Posters placed in an ultra-Orthodox Jerusalem neighborhood have reportedly asked women to avoid the main street during the intermediate days of the religious holiday of Sukkot.
Females in Mea Sharim, one of the oldest Jewish neighborhoods in Jerusalem, are urged to use side streets and avoid main roads during Sukkot, a seven-day religious festivity also known as the “Feast of Tabernacles.”
A High Court of Justice banned the use of partitions on public streets six years ago but this does not stop the people behind the posters who are keen to ensure separation during Sukkot.
"And a special request to the women — residents of the area as well as passersby — try to minimize as much as possible crossings of the main street of Mea Shearim in Chol Hamoed night times," the posters say, according to Ynet News.
"Only go through side streets, and in general minimize visits in the (Mea Shearim) neighborhood in those hours."
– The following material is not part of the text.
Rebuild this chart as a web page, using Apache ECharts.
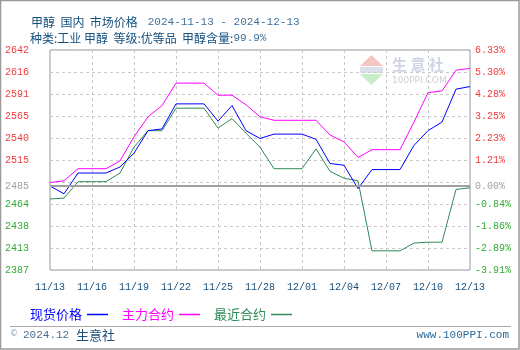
<!DOCTYPE html>
<html>
<head>
    <meta charset="utf-8" />
    <title>甲醇 国内 市场价格</title>
    <script src="https://cdn.jsdelivr.net/npm/echarts@6/dist/echarts.min.js"></script>
    <style>
        html, body { margin: 0; padding: 0; background: #fff; }
        #chart { width: 520px; height: 350px; }
    </style>
</head>
<body>
    <div id="chart"></div>
    <script type="text/javascript">
        const dates = ['11/13', '11/14', '11/15', '11/16', '11/17', '11/18', '11/19', '11/20', '11/21', '11/22',
            '11/23', '11/24', '11/25', '11/26', '11/27', '11/28', '11/29', '11/30', '12/01', '12/02',
            '12/03', '12/04', '12/05', '12/06', '12/07', '12/08', '12/09', '12/10', '12/11', '12/12', '12/13'];

        // 现货价格
        const spot = [2485, 2476, 2500, 2500, 2500, 2507, 2523, 2549, 2551, 2580,
            2580, 2580, 2560, 2578, 2549, 2540, 2545, 2545, 2545, 2539,
            2511, 2509, 2482, 2504, 2504, 2504, 2532, 2549, 2559, 2597, 2600];
        // 主力合约
        const mainContract = [2489, 2491, 2505, 2505, 2505, 2514, 2542, 2565, 2578, 2604,
            2604, 2604, 2590, 2590, 2579, 2565, 2561, 2561, 2561, 2561,
            2544, 2536, 2518, 2527, 2527, 2527, 2559, 2593, 2595, 2619, 2621];
        // 最近合约
        const nearContract = [2470, 2471, 2490, 2490, 2490, 2500, 2530, 2549, 2549, 2575,
            2575, 2575, 2552, 2563, 2546, 2530, 2505, 2505, 2505, 2528,
            2502, 2494, 2491, 2410, 2410, 2410, 2419, 2420, 2420, 2481, 2483];

        // tick labels, bottom to top (the middle one is replaced by the base line)
        const leftTicks = ['2387', '2413', '2438', '2464', '', '2515', '2540', '2565', '2591', '2616', '2642'];
        const rightTicks = ['-3.91%', '-2.89%', '-1.86%', '-0.84%', '', '1.21%', '2.23%', '3.25%', '4.28%', '5.30%', '6.33%'];
        const basePrice = 2485;
        const axisMin = 2387.84;
        const axisMax = 2642.30;

        const RED = '#f23a3a', GREEN = '#33aa33', GRAY = '#a0a0a0';
        const MONO = 'Liberation Mono';
        const CJK = 'Noto Sans CJK SC';

        const chart = echarts.init(document.getElementById('chart'));

        const titleRich = {
            a: { fontFamily: CJK, fontSize: 12, fontWeight: 'normal', color: '#14507e' },
            b: { fontFamily: MONO, fontSize: 11, fontWeight: 'normal', color: '#3f6f9a' }
        };

        const option = {
            animation: false,
            backgroundColor: '#fff',
            title: [
                {
                    left: 26, top: 8,
                    text: '{a|甲醇  国内  市场价格}  {b|2024-11-13 - 2024-12-13}',
                    textStyle: { fontWeight: 'normal', rich: titleRich }
                },
                {
                    left: 25, top: 27,
                    text: '{a|种类:工业 甲醇  等级:优等品  甲醇含量:}{b|99.9%}',
                    textStyle: { fontWeight: 'normal', rich: titleRich }
                }
            ],
            legend: {
                left: 25, top: 303,
                align: 'right',
                icon: 'rect',
                itemWidth: 21, itemHeight: 1.5,
                itemGap: 14,
                textStyle: { fontFamily: CJK, fontSize: 13 },
                data: [
                    { name: '现货价格', textStyle: { color: '#0000ff' } },
                    { name: '主力合约', textStyle: { color: '#ff00ff' } },
                    { name: '最近合约', textStyle: { color: '#2e8b57' } }
                ]
            },
            grid: {
                left: 50, right: 50, top: 50, bottom: 80,
                show: true, borderColor: '#999', borderWidth: 1
            },
            xAxis: {
                type: 'category',
                data: dates,
                boundaryGap: false,
                axisLine: { show: false },
                axisTick: { show: false },
                axisLabel: { interval: 2, margin: 12, color: '#1a4f7a', fontFamily: MONO, fontSize: 10 },
                splitLine: { show: true, interval: 2, lineStyle: { color: '#c8c8c8', type: [3, 3] } }
            },
            yAxis: [
                {
                    type: 'category', position: 'left', data: leftTicks, boundaryGap: false,
                    axisLine: { show: false }, axisTick: { show: false },
                    axisLabel: {
                        margin: 21, fontFamily: MONO, fontSize: 10, interval: 0,
                        color: (val) => (Number(val) < basePrice ? GREEN : RED)
                    },
                    splitLine: { show: true, interval: 0, lineStyle: { color: '#c8c8c8', type: [3, 3] } }
                },
                {
                    type: 'category', position: 'right', data: rightTicks, boundaryGap: false,
                    axisLine: { show: false }, axisTick: { show: false },
                    axisLabel: {
                        margin: 5, fontFamily: MONO, fontSize: 10, interval: 0,
                        color: (val) => (String(val).charAt(0) === '-' ? GREEN : RED)
                    },
                    splitLine: { show: false }
                },
                {
                    type: 'value', min: axisMin, max: axisMax, show: false
                }
            ],
            graphic: [
                // watermark
                { type: 'polygon', z: 0, shape: { points: [[360, 66], [371.5, 55], [383, 66]] }, style: { fill: '#f7c4c4' } },
                { type: 'rect', z: 0, shape: { x: 360, y: 67, width: 23, height: 6 }, style: { fill: '#dde0ea' } },
                { type: 'polygon', z: 0, shape: { points: [[360, 74], [371.5, 85], [383, 74]] }, style: { fill: '#c8ebc8' } },
                { type: 'text', z: 0, x: 392, y: 64, style: { text: '生 意 社', fontFamily: CJK, fontSize: 15, fontWeight: 'bold', fill: '#cfd5e4', verticalAlign: 'middle' } },
                { type: 'text', z: 0, x: 392, y: 81, style: { text: '100PPI.COM', fontFamily: 'DejaVu Sans', fontSize: 9, fill: '#d0d0d0', verticalAlign: 'middle' } },
                // footer
                { type: 'line', shape: { x1: 10, y1: 326.5, x2: 511, y2: 326.5 }, style: { stroke: '#aaa', lineWidth: 1 } },
                { type: 'text', x: 10, y: 334, style: { text: '©', fontFamily: 'DejaVu Sans', fontSize: 8, fill: '#8aa0b8', verticalAlign: 'middle' } },
                { type: 'text', x: 23, y: 335, style: { text: '2024.12', fontFamily: MONO, fontSize: 11, fill: '#4a6f90', verticalAlign: 'middle' } },
                { type: 'text', x: 76, y: 335, style: { text: '生意社', fontFamily: CJK, fontSize: 13, fill: '#1a4f7a', verticalAlign: 'middle' } },
                { type: 'text', x: 509, y: 335, style: { text: 'www.100PPI.com', fontFamily: MONO, fontSize: 11, fill: '#2a6a9a', align: 'right', verticalAlign: 'middle' } },
                // outer frame
                { type: 'rect', shape: { x: 0.5, y: 0.5, width: 518.5, height: 348.5 }, style: { fill: 'none', stroke: '#999', lineWidth: 1.5 } }
            ],
            series: [
                {
                    name: '现货价格', type: 'line', yAxisIndex: 2, data: spot,
                    symbol: 'none', color: '#0000ff', lineStyle: { width: 1 }, z: 4,
                    markLine: {
                        silent: true, symbol: 'none',
                        lineStyle: { color: GRAY, width: 2, type: 'solid' },
                        label: { color: GRAY, fontFamily: MONO, fontSize: 10 },
                        data: [
                            { yAxis: basePrice, label: { position: 'start', distance: 21, formatter: String(basePrice) } },
                            { yAxis: basePrice, label: { position: 'end', distance: 5, formatter: '0.00%' } }
                        ]
                    }
                },
                {
                    name: '主力合约', type: 'line', yAxisIndex: 2, data: mainContract,
                    symbol: 'none', color: '#ff00ff', lineStyle: { width: 1 }, z: 3
                },
                {
                    name: '最近合约', type: 'line', yAxisIndex: 2, data: nearContract,
                    symbol: 'none', color: '#2e8b57', lineStyle: { width: 1 }, z: 2
                }
            ]
        };

        chart.setOption(option);
    </script>
</body>
</html>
Hiddush, an organization that campaigns for religious freedom and equality, sent an inquiry to Jerusalem municipality’s legal council that says:
"It cannot be that in the main street of a city, even in an ultra-Orthodox neighborhood, women will find themselves outcast from the public square."
The municipality reportedly responded to the inquiry by saying that the issue would be taken care of in accordance with the law.
Some Orthodox Jews believe women are forbidden to hold jobs, while others negate this belief saying that women have equal rights but their most important and spiritual duty is of being a wife and a mother.
Yet the women of Mea Sharim are segregated and advised to avoid main roads during Sukkot.